Heaven on earth—the Reign of God came near!
¡Viva España!
Friday evening tame breezes glanced off the waters, the Coronado Ferry glided past in both directions, and a near-capacity crowd at the San Diego Symphony's Summer Pops on the Embarcadero listened to music passionately performed by world-class musicians, including The Romeros. Celebrated to a storied degree and without any doubt the world's premiere guitarists, the Romero family's permanent residence is a little north of here in Del Mar! For most of the first half of the concert program we enjoyed al Sur a Flamenco Quartet comprised of dancer, vocalist and artist, Graciela – "Grace" – Perrone, guitarist Gareth Jones, Sidney King on acoustic bass and percussionist Brian "el Blanco" Kushmaul. They were phenomenally excellent, especially Graciela's singing and dancing, and from my very first row front and center Champagne Cabaret seat (thanks, Lea Ann and Pat of WalkerVision videographers), I hardly needed to watch the jumbotron (the screens actually were uncomfortably out of my sightline). Both quartet groups stole the evening, but still I need to credit conductor Matthew Garbutt, who has another life as the SD Symphony's principal tuba.
The Romeros had tremendous rapport with us, the audience. Watching them interact as musicians and as family was so very fun and cool! An added bonus was that three of them played guitars built by luthier Pepe Romero, Jr., who was in the audience—I think the entire Romero family was there! Their main piece of the evening was Joaquin Rodrigo's Concierto Andaluz, written for the Romero Quartet. Pepe and Celin are sons of the group's founder, the late Celedonio Romero; cousins Lito and Celino are Celedonio's grandsons. The guitarists got a standing ovation and graced us with two encores. Way to go!

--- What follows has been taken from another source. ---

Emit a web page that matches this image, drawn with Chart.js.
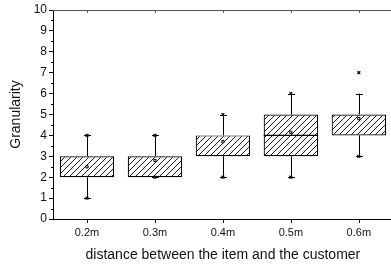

Heaven on earth! the Reign of God came near!
A garden well-tended and cultivated eventually grows into a city...having a clue about desert geography and climate, the sometimes challenging, frequently life-giving wilderness topography of southwestern Spain, of the middle East, and of the less far away from here Mojave and Sonoran deserts, all the concert long I kept visualizing hot dry winds (blowing into southern California from the Santa Ana range), searing sands, blazing sun and hidden life teaming underground giving modal, instrumental and tonal accents to the music. I felt shimmering colors of turquoise, camel, olive, azure and coral—as common to the seacoast as to the desert.
Joshua 18:1 – Then the whole assembly of the Israelites gathered at Shiloh and set up the Tent of Meeting there. The land lay subdued beneath them...

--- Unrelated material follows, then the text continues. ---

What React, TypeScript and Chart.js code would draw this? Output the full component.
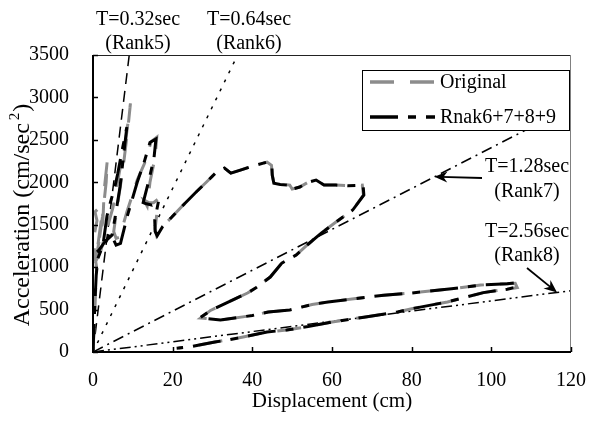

Jeremiah 7:12 – "Go now to the place in Shiloh where I first made a dwelling for my Name..."
The city Shiloh, was one of the shrines of the tribal confederacy(!), yet the first settled place for the Ark of the Covenant—then the world learned of "something greater than the Temple," Jesus Christ, and now we have something else again, the people of God in Christ Jesus – us – as dwelling-place for God in the Spirit, as dwellings for the Name of Jesus Christ.

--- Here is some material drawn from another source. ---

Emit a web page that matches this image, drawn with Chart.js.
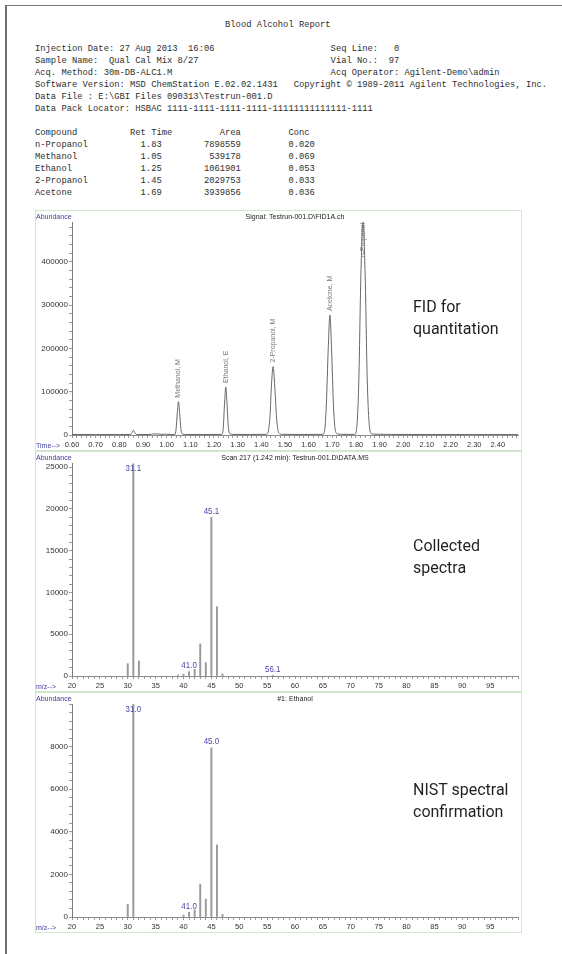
<!DOCTYPE html>
<html lang="en">
<head>
    <meta charset="UTF-8">
    <title>Blood Alcohol Report</title>
    <script src="https://cdn.jsdelivr.net/npm/chart.js"></script>
    <style>
        body { margin: 0; background: #fff; width: 562px; height: 954px; position: relative; overflow: hidden; }
        .frame { position: absolute; left: 5px; top: 5px; width: 600px; height: 1000px; border-left: 2px solid #6f6f6f; border-top: 1px solid #7a7a7a; }
        #report { position: absolute; left: 35px; top: 19px; margin: 0; font-family: 'Liberation Mono', 'Courier New', monospace; font-size: 8.8px; line-height: 12px; color: #2e2e2e; white-space: pre; }
        .panel { position: absolute; left: 35px; width: 487px; height: 241px; }
        .panel canvas { position: absolute; left: 0; top: 0; }
        .panel .edge { position: absolute; left: 0; top: 0; width: 487px; height: 241px; border: 1px solid #d3e6cf; box-sizing: border-box; pointer-events: none; }
        .note { position: absolute; left: 413px; font-family: Roboto, 'Noto Sans', sans-serif; font-size: 16px; line-height: 22px; color: #231f20; }
    </style>
</head>
<body>
    <div class="frame"></div>
    <pre id="report"></pre>

    <div class="panel" style="top:210px"><canvas id="fidChart" width="487" height="241"></canvas><div class="edge"></div></div>
    <div class="panel" style="top:451px"><canvas id="scanChart" width="487" height="241"></canvas><div class="edge"></div></div>
    <div class="panel" style="top:692px"><canvas id="nistChart" width="487" height="241"></canvas><div class="edge"></div></div>

    <div class="note" style="top:296px">FID for<br>quantitation</div>
    <div class="note" style="top:535px">Collected<br>spectra</div>
    <div class="note" style="top:779px">NIST spectral<br>confirmation</div>

    <script>
        // Report table
        const compounds = ['n-Propanol', 'Methanol', 'Ethanol', '2-Propanol', 'Acetone'];
        const retTimes = [1.83, 1.05, 1.25, 1.45, 1.69];
        const areas = [7898559, 539178, 1061901, 2029753, 3939856];
        const concs = [0.020, 0.069, 0.053, 0.033, 0.036];
        const fidPeakLabels = ['n-Propanol', 'Methanol, M', 'Ethanol, E', '2-Propanol, M', 'Acetone, M'];

        // FID signal (time in min, abundance)
        const fidTime = [0.60, 0.70, 0.80, 0.848, 0.854, 0.860, 0.866, 0.873, 0.90, 0.93, 0.945, 0.965, 0.98, 0.995, 1.005, 1.02,
            1.035, 1.040, 1.045, 1.050, 1.055, 1.060, 1.066, 1.08, 1.15,
            1.233, 1.239, 1.245, 1.250, 1.255, 1.261, 1.268, 1.28, 1.35,
            1.422, 1.430, 1.437, 1.443, 1.450, 1.457, 1.464, 1.471, 1.48, 1.49, 1.58,
            1.660, 1.668, 1.675, 1.683, 1.690, 1.697, 1.705, 1.712, 1.722, 1.735, 1.77,
            1.795, 1.803, 1.812, 1.821, 1.830, 1.839, 1.848, 1.857, 1.866, 1.88, 1.95, 2.10, 2.30, 2.485];
        const fidAbundance = [1200, 1000, 1100, 1200, 5500, 11000, 5000, 1300, 1100, 1200, 2600, 2300, 1200, 2000, 1500, 1100,
            1300, 14000, 51000, 77000, 50000, 15000, 2500, 1200, 1100,
            1300, 15000, 76000, 111000, 74000, 17000, 3000, 1400, 1200,
            1500, 9000, 45000, 115000, 158000, 112000, 45000, 10000, 2500, 1500, 1200,
            1500, 12000, 70000, 200000, 277000, 198000, 70000, 14000, 2500, 1600, 1300,
            1600, 15000, 120000, 370000, 492000, 370000, 125000, 20000, 3000, 1700, 1300, 1100, 1000, 1000];

        // Collected spectrum, scan 217
        const scanMz = [30, 31, 32, 39, 40, 41, 42, 43, 44, 45, 46, 47, 56];
        const scanAbundance = [1480, 25400, 1800, 120, 220, 520, 800, 3840, 1600, 19000, 8300, 250, 90];
        const scanTagMz = [31, 45, 41, 56];
        const scanTagText = ['31.1', '45.1', '41.0', '56.1'];

        // NIST library spectrum, ethanol
        const nistMz = [30, 31, 40, 41, 42, 43, 44, 45, 46, 47];
        const nistAbundance = [590, 9999, 90, 220, 330, 1540, 840, 7940, 3380, 125];
        const nistTagMz = [31, 45, 41];
        const nistTagText = ['31.0', '45.0', '41.0'];

        // Tick labels
        const timeTickLabels = ['0.60', '0.70', '0.80', '0.90', '1.00', '1.10', '1.20', '1.30', '1.40', '1.50',
            '1.60', '1.70', '1.80', '1.90', '2.00', '2.10', '2.20', '2.30', '2.40'];
        const mzTickLabels = ['20', '25', '30', '35', '40', '45', '50', '55', '60', '65', '70', '75', '80', '85', '90', '95'];
        const fidYTickLabels = ['0', '100000', '200000', '300000', '400000'];
        const scanYTickLabels = ['0', '5000', '10000', '15000', '20000', '25000'];
        const nistYTickLabels = ['0', '2000', '4000', '6000', '8000'];

        const chartFont = "'Liberation Sans Narrow', 'Arial Narrow', 'Liberation Sans', Arial, sans-serif";

        // ---- report text ----
        const pad = (s, n) => s + ' '.repeat(Math.max(0, n - s.length));
        const lpad = (s, n) => ' '.repeat(Math.max(0, n - s.length)) + s;
        let txt = ' '.repeat(36) + 'Blood Alcohol Report\n\n';
        txt += pad('Injection Date: 27 Aug 2013  16:06', 56) + 'Seq Line:   0\n';
        txt += pad('Sample Name:  Qual Cal Mix 8/27', 56) + 'Vial No.:  97\n';
        txt += pad('Acq. Method: 30m-DB-ALC1.M', 56) + 'Acq Operator: Agilent-Demo\\admin\n';
        txt += 'Software Version: MSD ChemStation E.02.02.1431   Copyright \u00a9 1989-2011 Agilent Technologies, Inc.\n';
        txt += 'Data File : E:\\GBI Files 090313\\Testrun-001.D\n';
        txt += 'Data Pack Locator: HSBAC 1111-1111-1111-1111-11111111111111-1111\n\n';
        txt += pad('Compound', 18) + pad('Ret Time', 17) + pad('Area', 13) + 'Conc\n';
        compounds.forEach((c, i) => {
            txt += pad(c, 20) + pad(retTimes[i].toFixed(2), 12) + lpad(String(areas[i]), 7) + ' '.repeat(9) + concs[i].toFixed(3) + '\n';
        });
        document.getElementById('report').textContent = txt;

        // ---- chart helpers ----
        function makeTicks(min, max, step) {
            const out = [];
            const n = Math.floor((max - min) / step + 1e-9);
            for (let i = 0; i <= n; i++) out.push({ value: +(min + i * step).toFixed(6) });
            return out;
        }

        function labelFor(labels, v, step) {
            const hit = labels.find(l => Math.abs(Number(l) - v) < step / 10);
            return hit || '';
        }

        function xAxis(min, max, step, labels) {
            return {
                type: 'linear', min: min, max: max, offset: false,
                afterBuildTicks: s => { s.ticks = makeTicks(min, max, step); },
                afterFit: s => { s.height = 16; },
                ticks: {
                    autoSkip: false, maxRotation: 0, padding: 2, color: '#333',
                    font: { family: chartFont, size: 7.5 },
                    callback: v => labelFor(labels, v, step)
                },
                grid: { drawOnChartArea: false, offset: false, tickLength: 3, color: '#9a9a9a' },
                border: { color: '#8a8a8a' }
            };
        }

        function yAxis(max, step, labels) {
            return {
                min: 0, max: max,
                afterBuildTicks: s => { s.ticks = makeTicks(0, max, step); },
                afterFit: s => { s.width = 37; },
                ticks: {
                    autoSkip: false, padding: 1, color: '#333',
                    font: { family: chartFont, size: 8 },
                    callback: v => labelFor(labels, v, step)
                },
                grid: { drawOnChartArea: false, tickLength: 3, color: '#9a9a9a' },
                border: { color: '#7a7a7a' }
            };
        }

        // squeeze text a little, the print uses a narrow face
        function narrowText(ctx, text, x, y, align) {
            const w = ctx.measureText(text).width * 0.88;
            let left = x;
            if (align === 'center') left = x - w / 2;
            ctx.save();
            ctx.translate(left, y);
            ctx.scale(0.88, 1);
            ctx.textAlign = 'left';
            ctx.fillText(text, 0, 0);
            ctx.restore();
        }

        function panelText(title, axisName) {
            return {
                id: 'panelText',
                afterDraw(chart) {
                    const ctx = chart.ctx, a = chart.chartArea;
                    ctx.save();
                    ctx.font = '8px ' + chartFont;
                    ctx.textBaseline = 'middle';
                    ctx.fillStyle = '#3d3f9e';
                    narrowText(ctx, 'Abundance', 1, 6.5, 'left');
                    narrowText(ctx, axisName, 1, a.bottom + 11, 'left');
                    ctx.fillStyle = '#222';
                    narrowText(ctx, title, (a.left + a.right) / 2, 6.5, 'center');
                    ctx.restore();
                }
            };
        }

        function spectrumTags(tagMz, tagText, mz, abund) {
            return {
                id: 'spectrumTags',
                afterDatasetsDraw(chart) {
                    const ctx = chart.ctx, a = chart.chartArea;
                    const x = chart.scales.x, y = chart.scales.y;
                    ctx.save();
                    ctx.font = '9px ' + chartFont;
                    ctx.fillStyle = '#4a45a8';
                    ctx.textBaseline = 'middle';
                    tagMz.forEach((m, i) => {
                        const h = abund[mz.indexOf(m)];
                        const py = Math.max(a.top + 6, y.getPixelForValue(h) - 6);
                        narrowText(ctx, tagText[i], x.getPixelForValue(m), py, 'center');
                    });
                    ctx.restore();
                }
            };
        }

        const fidLabels = {
            id: 'fidLabels',
            afterDatasetsDraw(chart) {
                const ctx = chart.ctx, a = chart.chartArea;
                const x = chart.scales.x, y = chart.scales.y;
                ctx.save();
                ctx.font = '7px ' + chartFont;
                ctx.fillStyle = '#7a7a7a';
                ctx.textAlign = 'left';
                ctx.textBaseline = 'middle';
                retTimes.forEach((rt, i) => {
                    let top = 0;
                    fidTime.forEach((t, j) => { if (Math.abs(t - rt) < 0.02) top = Math.max(top, fidAbundance[j]); });
                    const label = fidPeakLabels[i];
                    const w = ctx.measureText(label).width;
                    let start = y.getPixelForValue(top) - 4;
                    if (start - w < a.top + 1) start = a.top + 1 + w;
                    ctx.save();
                    ctx.translate(x.getPixelForValue(rt), start);
                    ctx.rotate(-Math.PI / 2);
                    ctx.fillText(label, 0, 0);
                    ctx.restore();
                });
                ctx.restore();
            }
        };

        const common = {
            responsive: false,
            animation: false,
            layout: { padding: { left: 0, right: 4, top: 12, bottom: 0 } },
            plugins: { legend: { display: false }, tooltip: { enabled: false } }
        };

        // FID chromatogram
        new Chart(document.getElementById('fidChart'), {
            type: 'line',
            data: {
                datasets: [{
                    data: fidTime.map((t, i) => ({ x: t, y: fidAbundance[i] })),
                    borderColor: '#666',
                    borderWidth: 1,
                    pointRadius: 0,
                    cubicInterpolationMode: 'monotone'
                }]
            },
            options: Object.assign({}, common, {
                scales: { x: xAxis(0.6, 2.485, 0.02, timeTickLabels), y: yAxis(492000, 20000, fidYTickLabels) }
            }),
            plugins: [panelText('Signal: Testrun-001.D\\FID1A.ch', 'Time-->'), fidLabels]
        });

        // Collected spectrum
        new Chart(document.getElementById('scanChart'), {
            type: 'bar',
            data: {
                datasets: [{
                    data: scanMz.map((m, i) => ({ x: m, y: scanAbundance[i] })),
                    backgroundColor: '#999',
                    barThickness: 1.3
                }]
            },
            options: Object.assign({}, common, {
                scales: { x: xAxis(20, 100, 1, mzTickLabels), y: yAxis(25500, 1000, scanYTickLabels) }
            }),
            plugins: [panelText('Scan 217 (1.242 min): Testrun-001.D\\DATA.MS', 'm/z-->'),
                spectrumTags(scanTagMz, scanTagText, scanMz, scanAbundance)]
        });

        // NIST library spectrum
        new Chart(document.getElementById('nistChart'), {
            type: 'bar',
            data: {
                datasets: [{
                    data: nistMz.map((m, i) => ({ x: m, y: nistAbundance[i] })),
                    backgroundColor: '#999',
                    barThickness: 1.3
                }]
            },
            options: Object.assign({}, common, {
                scales: { x: xAxis(20, 100, 1, mzTickLabels), y: yAxis(10000, 400, nistYTickLabels) }
            }),
            plugins: [panelText('#1: Ethanol', 'm/z-->'),
                spectrumTags(nistTagMz, nistTagText, nistMz, nistAbundance)]
        });
    </script>
</body>
</html>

Friday evening Heaven covered this corner of the earth! You could claim Summer Pops is an expression of the Winter Symphony series, not usually considered a vernacular art form, and I know tickets for both are expensive, though I get to go when someone gives me a ticket, but at this concert a lot of the community's and the world's resources came together in close to a eucharistic way. Oh, San Diego being a border city, with San Ysidro qualifying as the busiest land border in the world, daily I see and hear too much evidence of social, cultural, educational, and economic stratification, know of and experience too many misunderstandings, but I trust the power of the Pentecostal Spirit of Life in our prayers, our desires and our efforts to live with justice and righteousness will bring this part of the world more closely together to live more fully as the Reign of Heaven on Earth!
Short version: Friday evening was fabulous!